Flyability
- Flyability logo
- Established: 1996
- Type: Charitable organisation
- Registration no.: England and Wales: 1059197
- Region served: United Kingdom
- Method: Equipment Loans, Training Scholarships
- Facebook: https://www.facebook.com/flyability/
- Twitter: https://twitter.com/flyabilityuk
- YouTube: https://www.youtube.com/channel/UCEYtFGvJz3iqxfsdH7GTgTA
- Affiliations: British Hang Gliding and Paragliding Association
- Staff: 0 (2017)
- Volunteers: 6 (2017)
- Website: www.flyability.org.uk

= Flyability =

Charity that paraglides with disabled people

Flyability is a UK based charity that works to help disabled people fly hang gliders and paragliders. It is the disability initiative of the British Hang Gliding and Paragliding Association, the governing body of hang gliding and paragliding in the UK.
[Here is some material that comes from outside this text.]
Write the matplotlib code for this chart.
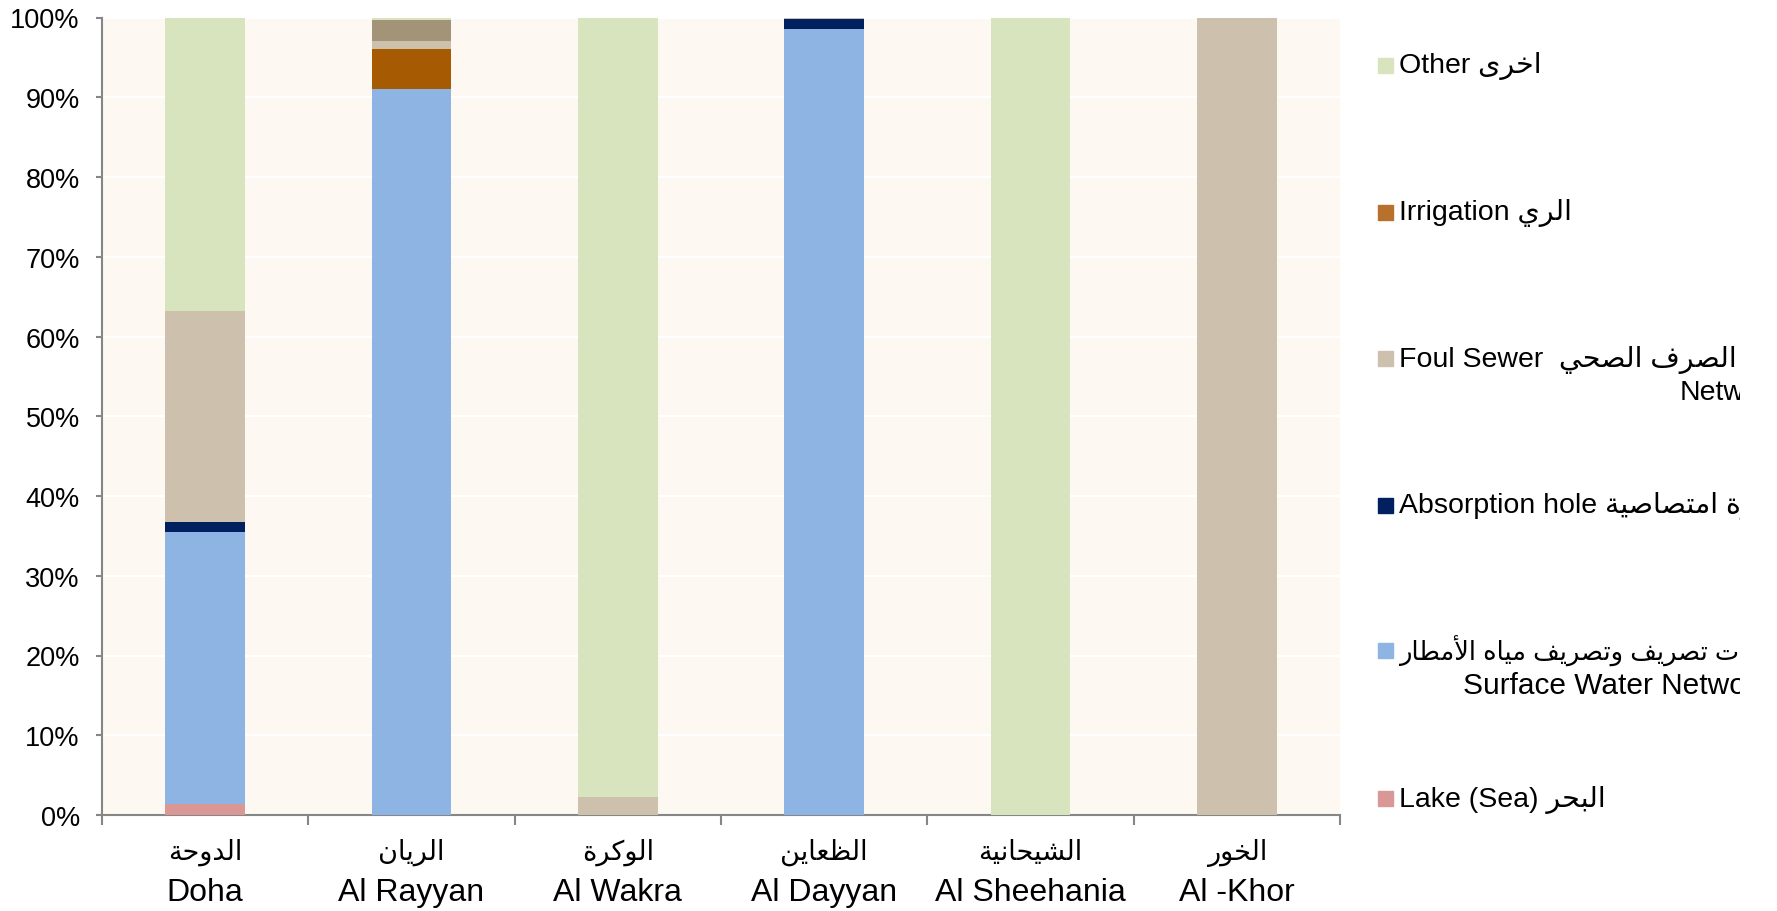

Schools with close links to Flyability include Airways Airsports, EscapeXC and Flying Frenzy

==History==
Registered on 13 November 1996 by Steve Varden, John Crosbie, Pamela Hughes and Mark Hastings. This followed an intensive period of organising and fundraising within the hang gliding and paragliding community.

Flyability works closely with British Disabled Flying Association (now Aerobility).
Flyability is one of the chosen charities of Access Unlimited. Generous donations from the Lakes Charity Classic event allowed Flyability to expand into offering pilot scholarships with continued financial support over the years.

==Flyability Activities==
===Equipment loans===
Flyability loans out specialist equipment to BHPA schools for training disabled people. This includes a range of paragliding buggies including the Flychair, the Swanton, the Chevron paragliding wheelchair and the Sanderson. Flyability was involved in encouraging the development of some of these buggies and has passed some of their older buggies onto disabled flying organisations in other countries. One Sanderson buggy has even got as far as New Zealand where Making Trax and Infinity Paragliding use it.

===Pilot Scholarships===
Flyability offers scholarships for tandem flights and Elementary and Club Pilot training.

=== Events ===
Flyability has a presence at a number of flying events around the UK. Recent events have included Farnborough 2016 and Flyer Live 2016 on the Aerobility stands. Flyability also attended and was a beneficiary of the Richard Westgate Memorial Fly-in in 2013

Flyability and Aerobility ran a combined "Try Everything!" event in June 2016 offering flights for disabled people in hang gliders, microlights and aerobatic gliders and motor gliders.

== Media ==
Flyability and their activities are often reported in national, local and specialist press reports.

===National===
- BBC – Flyability worked with Airways Airsports to take BBC Presenters Mike Bushell and Tony Garrett flying in a tandem hang glider to demonstrate how accessible the sport is.
- Guardian – Flyability referenced within an article introducing paragliding.

===Local===
- Two pilots from Guernsey train to fly paragliders in Dorset with Flying Frenzy with help from Flyability using the Sanderson and FlyChair buggies.

===Specialist===
- Skywings January 2006 – 1st Solo
- Skywings December 2016 – Buggy Boot Camp
- BHPA Elementary Pilot training guide
- A report in the Multiple Sclerosis Society magazine on a day of tandem flights for people with MS.